Print, word for word, every line from the beginning of the listing up to and including the line with "import pandas as pd". Pictures are to be excluded.

## SOURCE MATERIAL
※ ※ ※

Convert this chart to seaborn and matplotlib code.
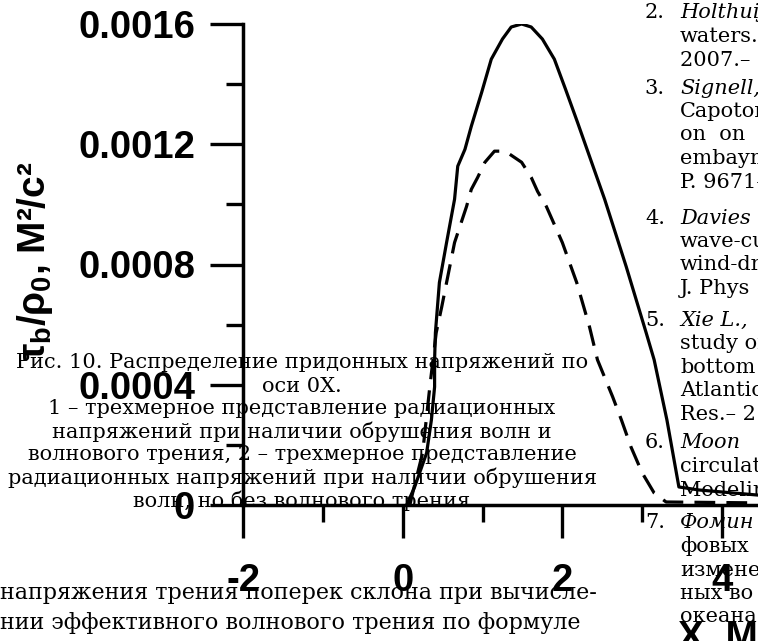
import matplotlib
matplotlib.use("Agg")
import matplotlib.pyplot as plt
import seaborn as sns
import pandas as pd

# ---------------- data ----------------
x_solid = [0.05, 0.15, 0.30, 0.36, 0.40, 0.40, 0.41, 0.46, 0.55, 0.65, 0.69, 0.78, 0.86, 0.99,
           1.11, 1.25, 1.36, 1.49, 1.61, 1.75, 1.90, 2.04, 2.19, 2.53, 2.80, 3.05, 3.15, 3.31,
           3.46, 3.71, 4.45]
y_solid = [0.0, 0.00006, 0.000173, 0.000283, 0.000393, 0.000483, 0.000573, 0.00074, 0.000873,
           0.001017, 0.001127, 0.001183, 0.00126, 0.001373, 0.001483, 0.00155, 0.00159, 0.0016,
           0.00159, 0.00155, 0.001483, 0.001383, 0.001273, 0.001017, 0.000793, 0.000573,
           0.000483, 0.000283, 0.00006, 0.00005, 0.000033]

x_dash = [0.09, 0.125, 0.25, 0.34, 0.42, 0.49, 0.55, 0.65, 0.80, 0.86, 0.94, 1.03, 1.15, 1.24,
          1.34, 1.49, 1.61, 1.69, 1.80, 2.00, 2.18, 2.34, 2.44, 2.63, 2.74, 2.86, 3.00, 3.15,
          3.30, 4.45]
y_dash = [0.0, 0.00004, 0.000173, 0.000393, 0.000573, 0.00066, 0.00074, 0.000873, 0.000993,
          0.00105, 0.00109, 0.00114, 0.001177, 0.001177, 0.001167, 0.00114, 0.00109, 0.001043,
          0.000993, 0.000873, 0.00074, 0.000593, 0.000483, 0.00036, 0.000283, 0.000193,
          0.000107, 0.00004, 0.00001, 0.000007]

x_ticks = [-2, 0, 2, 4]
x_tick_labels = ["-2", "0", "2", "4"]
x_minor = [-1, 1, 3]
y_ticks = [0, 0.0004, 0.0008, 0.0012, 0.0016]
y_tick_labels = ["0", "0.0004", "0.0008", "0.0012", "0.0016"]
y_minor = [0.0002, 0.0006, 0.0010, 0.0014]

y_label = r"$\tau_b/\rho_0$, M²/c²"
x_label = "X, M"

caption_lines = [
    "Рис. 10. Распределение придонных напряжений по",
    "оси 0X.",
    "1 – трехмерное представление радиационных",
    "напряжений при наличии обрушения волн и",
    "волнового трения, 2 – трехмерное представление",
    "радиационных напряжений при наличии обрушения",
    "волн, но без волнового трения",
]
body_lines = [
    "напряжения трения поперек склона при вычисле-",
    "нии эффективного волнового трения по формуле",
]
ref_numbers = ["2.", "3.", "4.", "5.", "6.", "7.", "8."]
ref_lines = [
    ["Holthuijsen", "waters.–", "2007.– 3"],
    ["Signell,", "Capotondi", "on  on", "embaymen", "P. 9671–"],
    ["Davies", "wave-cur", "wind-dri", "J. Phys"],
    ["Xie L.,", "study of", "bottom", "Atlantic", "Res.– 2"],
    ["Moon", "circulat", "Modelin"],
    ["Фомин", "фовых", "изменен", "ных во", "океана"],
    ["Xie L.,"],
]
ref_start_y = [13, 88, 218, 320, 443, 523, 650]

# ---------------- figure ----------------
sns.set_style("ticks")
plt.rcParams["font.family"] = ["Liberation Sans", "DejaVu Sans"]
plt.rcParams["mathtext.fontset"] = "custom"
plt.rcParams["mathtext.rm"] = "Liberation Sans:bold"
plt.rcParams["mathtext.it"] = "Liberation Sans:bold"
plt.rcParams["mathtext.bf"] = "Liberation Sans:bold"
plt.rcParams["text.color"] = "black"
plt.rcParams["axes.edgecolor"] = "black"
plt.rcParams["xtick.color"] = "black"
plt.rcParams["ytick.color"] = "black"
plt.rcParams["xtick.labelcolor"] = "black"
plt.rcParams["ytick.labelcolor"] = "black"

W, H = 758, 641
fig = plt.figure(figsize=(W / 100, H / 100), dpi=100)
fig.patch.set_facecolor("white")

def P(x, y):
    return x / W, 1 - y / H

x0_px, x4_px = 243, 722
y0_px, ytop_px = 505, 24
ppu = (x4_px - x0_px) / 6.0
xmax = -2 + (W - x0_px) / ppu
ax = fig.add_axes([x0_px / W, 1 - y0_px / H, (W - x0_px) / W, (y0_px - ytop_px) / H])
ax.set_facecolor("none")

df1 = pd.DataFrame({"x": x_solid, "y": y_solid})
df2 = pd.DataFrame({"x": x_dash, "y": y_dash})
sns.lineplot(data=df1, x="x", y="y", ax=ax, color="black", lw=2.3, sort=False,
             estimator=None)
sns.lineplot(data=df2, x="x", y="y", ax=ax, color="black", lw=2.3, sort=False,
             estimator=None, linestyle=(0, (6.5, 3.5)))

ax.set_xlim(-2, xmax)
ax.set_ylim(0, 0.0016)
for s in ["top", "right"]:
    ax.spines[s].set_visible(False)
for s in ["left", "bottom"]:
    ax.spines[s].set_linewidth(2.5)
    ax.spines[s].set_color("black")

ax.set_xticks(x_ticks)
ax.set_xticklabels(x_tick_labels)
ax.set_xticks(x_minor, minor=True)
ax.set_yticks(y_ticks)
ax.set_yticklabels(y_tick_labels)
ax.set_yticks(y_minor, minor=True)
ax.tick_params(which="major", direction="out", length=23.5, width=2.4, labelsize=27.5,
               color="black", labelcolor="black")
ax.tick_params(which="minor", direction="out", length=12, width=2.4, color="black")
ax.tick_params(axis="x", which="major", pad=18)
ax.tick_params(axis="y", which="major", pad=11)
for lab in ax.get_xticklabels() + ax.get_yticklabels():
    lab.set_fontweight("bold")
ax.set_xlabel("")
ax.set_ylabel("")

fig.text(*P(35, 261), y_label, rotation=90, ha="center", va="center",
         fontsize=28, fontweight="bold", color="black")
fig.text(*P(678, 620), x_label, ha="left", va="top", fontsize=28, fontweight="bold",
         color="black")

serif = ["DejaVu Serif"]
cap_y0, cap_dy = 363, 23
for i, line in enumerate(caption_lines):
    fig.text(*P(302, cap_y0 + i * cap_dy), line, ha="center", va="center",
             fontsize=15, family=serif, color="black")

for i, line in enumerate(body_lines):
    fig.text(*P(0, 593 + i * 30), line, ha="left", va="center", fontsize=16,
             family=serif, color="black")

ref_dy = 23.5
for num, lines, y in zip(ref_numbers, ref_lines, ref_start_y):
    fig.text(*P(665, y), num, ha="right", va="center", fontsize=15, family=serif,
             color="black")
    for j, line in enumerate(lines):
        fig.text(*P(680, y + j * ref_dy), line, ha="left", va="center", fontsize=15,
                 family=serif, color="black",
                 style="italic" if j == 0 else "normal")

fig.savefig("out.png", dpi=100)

※ ※ ※

## ANSWER TO THIS PROBLEM
Convert this chart to seaborn and matplotlib code.
import matplotlib
matplotlib.use("Agg")
import matplotlib.pyplot as plt
import seaborn as sns
import pandas as pd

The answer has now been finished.